Pertama, perkataan yang maknanya pasti/tegas (jaazim) atau sharih (terang-terangan). Yaitu perkataan yang hanya mempunyai satu pengertian dan tak dapat ditakwilkan/diartikan dengan maksud lain (maa laa yahtamilu al ta`wiil).

Siapa saja yang mengeluarkan perkataan jenis pertama ini, misalnya mengatakan Nabi Isa as. adalah anak Allah, atau agama Islam adalah karangan Nabi Muhammad Saw. sendiri, dan yang semisalnya, dia dihukumi telah kafir.

Kedua, perkataan yang maknanya tak pasti atau ucapan kinayah (sindiran). Yakni perkataan yang memungkinkan lebih dari satu maksud, atau perkataan yang dapat ditakwilkan/diartikan dengan maksud lain (maa yahtamilu al ta`wiil).
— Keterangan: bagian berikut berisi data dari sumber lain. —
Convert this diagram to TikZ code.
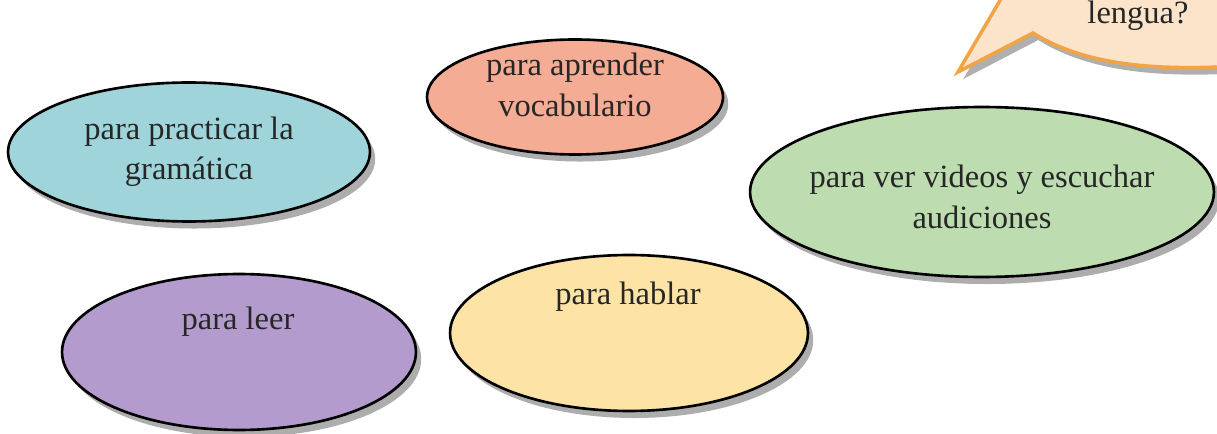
\documentclass[tikz,border=0pt]{standalone}
\usepackage{fontspec}
\setmainfont{Liberation Serif}
\usetikzlibrary{shadows, shapes.geometric, positioning, calc}

\begin{document}
\begin{tikzpicture}[x=0.02cm, y=0.02cm,
  oval/.style={ellipse, draw=black, line width=1.5pt, inner sep=0pt,
    drop shadow={shadow xshift=3pt, shadow yshift=-4pt, fill=gray!75, opacity=0.85}},
  rotulo/.style={align=center, text=black!85, font=\fontsize{18.5}{23}\selectfont}]
% --- ELIPSES COLORIDAS COM SOMBRA E BALAO DE FALA ---
\definecolor{cian}{HTML}{9FD5DA}
\definecolor{salmao}{HTML}{F4AC94}
\definecolor{verde}{HTML}{BDDDB0}
\definecolor{roxo}{HTML}{B39CCD}
\definecolor{amarelo}{HTML}{FEE3A7}
\definecolor{balao}{HTML}{FCE4CB}
\definecolor{laranja}{HTML}{F2A443}
\useasboundingbox (0,0) rectangle (1217,433);

% LAYER 1: Balão de fala (cortado no topo)
\begin{scope}
\clip (0,0) rectangle (1217,433);
\draw[fill=balao, draw=laranja, line width=2pt, drop shadow={shadow xshift=3pt, shadow yshift=-4pt, fill=gray!70, opacity=0.9}]
  (1012,453) -- (958,361) -- (1033,400) .. controls (1090,364) and (1170,363) .. (1240,367) -- (1240,453) -- cycle;
\node[rotulo] (lengua) at (1138,417) {lengua?};
\end{scope}

% LAYER 2: Elipses
\node[oval, fill=cian, minimum width=7.24cm, minimum height=2.78cm] (gramatica) at (189,281) {};
\node[oval, fill=salmao, minimum width=5.92cm, minimum height=2.3cm] (vocabulario) at (575,336) {};
\node[oval, fill=verde, minimum width=9.28cm, minimum height=3.4cm] (videos) at (982,241) {};
\node[oval, fill=roxo, minimum width=7.08cm, minimum height=3.12cm] (leer) at (239,81) {};
\node[oval, fill=amarelo, minimum width=7.16cm, minimum height=3.12cm] (hablar) at (629,100) {};

% LAYER 3: Textos
\node[rotulo] (gramaticatxt) at (gramatica) {para practicar la\\gramática};
\node[rotulo] (vocabulariotxt) at (575,348) {para aprender\\vocabulario};
\node[rotulo] (videostxt) at (982,236) {para ver videos y escuchar\\audiciones};
\node[rotulo] (leertxt) at (238,111) {para leer};
\node[rotulo] (hablartxt) at (628,136) {para hablar};
\end{tikzpicture}
\end{document}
Siapa saja yang mengucapkan perkataan jenis kedua ini, tak dapat dikafirkan.

Syaikh Abdurrahman Al Maliki berkata, “Meskipun suatu ucapan mengandung peluang kekufuran 99% dan peluang  keimanan hanya 1%, namun dikuatkan yang 1% daripada yang 99%. Karena yang 1% itu adalah peluang keimanan. Sebab dengan adanya 1% peluang keimanan, perkataan kufur dapat ditakwilkan. Karena seseorang tak dapat dikafirkan dengan perkataannya, kecuali dengan perkataan kufur yang pasti.” (Abdurrahman Al Maliki, Nizhamul ‘Uqubat, hlm. 85).

Perlu kami tambahkan, bahwa ketidaktahuan terhadap hukum syariat Islam (al jahlu bi al ahkam al syar’iyyah) dapat menjadi unsur pemaaf (‘udzur syar’i) jika seorang muslim dan orang-orang yang semisal orang itu (keluarga, teman, kolega, dan sebagainya), memang tak mengetahui suatu hukum syariat Islam dikarenakan satu dan lain hal.
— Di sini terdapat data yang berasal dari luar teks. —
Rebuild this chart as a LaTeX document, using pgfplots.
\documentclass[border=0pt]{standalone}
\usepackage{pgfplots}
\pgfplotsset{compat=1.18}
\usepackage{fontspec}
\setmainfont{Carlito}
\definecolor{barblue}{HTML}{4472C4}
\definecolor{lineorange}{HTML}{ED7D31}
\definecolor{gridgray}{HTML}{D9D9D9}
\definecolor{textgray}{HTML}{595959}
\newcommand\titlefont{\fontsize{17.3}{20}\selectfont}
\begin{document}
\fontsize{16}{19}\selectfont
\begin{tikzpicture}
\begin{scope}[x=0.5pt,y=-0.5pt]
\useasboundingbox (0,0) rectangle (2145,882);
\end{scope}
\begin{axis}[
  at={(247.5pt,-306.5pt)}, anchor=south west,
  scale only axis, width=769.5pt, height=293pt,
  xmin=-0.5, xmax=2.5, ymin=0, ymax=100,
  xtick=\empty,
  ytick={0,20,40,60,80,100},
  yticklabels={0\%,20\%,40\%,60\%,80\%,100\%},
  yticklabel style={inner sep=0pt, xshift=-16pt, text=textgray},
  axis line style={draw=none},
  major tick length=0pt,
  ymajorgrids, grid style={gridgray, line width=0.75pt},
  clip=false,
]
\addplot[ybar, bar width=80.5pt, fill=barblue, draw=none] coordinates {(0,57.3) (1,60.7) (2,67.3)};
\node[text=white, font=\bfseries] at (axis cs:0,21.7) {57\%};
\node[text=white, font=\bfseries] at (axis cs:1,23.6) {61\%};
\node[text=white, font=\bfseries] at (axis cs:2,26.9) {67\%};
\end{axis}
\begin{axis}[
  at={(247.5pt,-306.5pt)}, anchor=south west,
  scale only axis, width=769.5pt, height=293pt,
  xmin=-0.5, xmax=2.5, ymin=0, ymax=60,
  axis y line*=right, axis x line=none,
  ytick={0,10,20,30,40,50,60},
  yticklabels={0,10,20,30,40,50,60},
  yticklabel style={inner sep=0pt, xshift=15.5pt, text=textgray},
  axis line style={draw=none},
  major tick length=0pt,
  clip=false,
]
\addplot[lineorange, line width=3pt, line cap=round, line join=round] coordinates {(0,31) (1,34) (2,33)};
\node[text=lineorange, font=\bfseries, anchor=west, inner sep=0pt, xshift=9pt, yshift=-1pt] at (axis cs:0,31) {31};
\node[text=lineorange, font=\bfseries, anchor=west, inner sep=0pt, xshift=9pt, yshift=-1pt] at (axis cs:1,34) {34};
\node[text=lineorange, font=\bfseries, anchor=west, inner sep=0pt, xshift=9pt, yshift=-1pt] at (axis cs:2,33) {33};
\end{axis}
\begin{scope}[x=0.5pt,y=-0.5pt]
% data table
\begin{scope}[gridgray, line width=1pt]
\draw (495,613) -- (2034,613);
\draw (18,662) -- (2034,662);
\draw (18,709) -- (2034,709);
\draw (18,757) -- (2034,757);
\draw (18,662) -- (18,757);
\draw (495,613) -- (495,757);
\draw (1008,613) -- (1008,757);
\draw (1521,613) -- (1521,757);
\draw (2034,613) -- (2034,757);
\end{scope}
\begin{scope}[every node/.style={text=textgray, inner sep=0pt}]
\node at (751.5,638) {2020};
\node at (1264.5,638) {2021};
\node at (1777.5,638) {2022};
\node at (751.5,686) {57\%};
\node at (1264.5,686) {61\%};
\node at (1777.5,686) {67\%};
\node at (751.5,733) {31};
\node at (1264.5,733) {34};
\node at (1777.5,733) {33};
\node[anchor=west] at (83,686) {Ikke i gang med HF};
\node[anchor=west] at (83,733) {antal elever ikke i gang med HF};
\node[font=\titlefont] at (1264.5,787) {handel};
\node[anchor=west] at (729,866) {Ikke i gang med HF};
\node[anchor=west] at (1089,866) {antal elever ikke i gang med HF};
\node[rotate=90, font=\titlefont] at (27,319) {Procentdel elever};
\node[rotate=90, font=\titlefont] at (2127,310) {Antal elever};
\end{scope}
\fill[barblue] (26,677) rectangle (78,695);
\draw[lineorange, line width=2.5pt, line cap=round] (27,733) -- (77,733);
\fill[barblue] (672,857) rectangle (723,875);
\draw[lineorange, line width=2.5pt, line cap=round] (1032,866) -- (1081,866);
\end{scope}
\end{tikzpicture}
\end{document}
Kategori Orang yang Melecehkan Kewajiban Khilafah

Berdasarkan penjelasan di atas, muslim yang melecehkan kewajiban Khilafah dihukumi sesuai dengan fakta pengucapnya dan maksud perkataannya sebagai berikut:

Pertama, muslim yang melecehkan wajibnya Khilafah, sedang dia tahu Khilafah hukumnya wajib menurut syariat Islam, dan perkataannya pasti/tegas dan tak dapat diartikan kepada maksud lain, maka tak diragukan lagi orang itu dihukumi kafir.

Kedua, muslim yang melecehkan wajibnya Khilafah, sedang dia tahu Khilafah hukumnya wajib menurut syariat Islam, namun perkataannya dapat diartikan kepada maksud lain, maka orang itu tak dihukumi kafir.

Ketiga, muslim yang melecehkan wajibnya Khilafah, sedang dia tak tahu bahwa Khilafah hukumnya wajib menurut syariat Islam, maka orang itu tak dihukumi telah kafir, baik perkataannya pasti maupun dapat ditakwilkan.

Tapi meski muslim yang melecehkan kewajiban Khilafah tak dikafirkan (jika masuk kategori kedua dan ketiga di atas), dia tetap berdosa besar. Karena paling tidak dia telah menghina sesama muslim yang memperjuangkan khilafah. Padahal menghina sesama muslim telah diharamkan Islam (QS Al Hujuraat [49] : 11). Wallahu a’lam.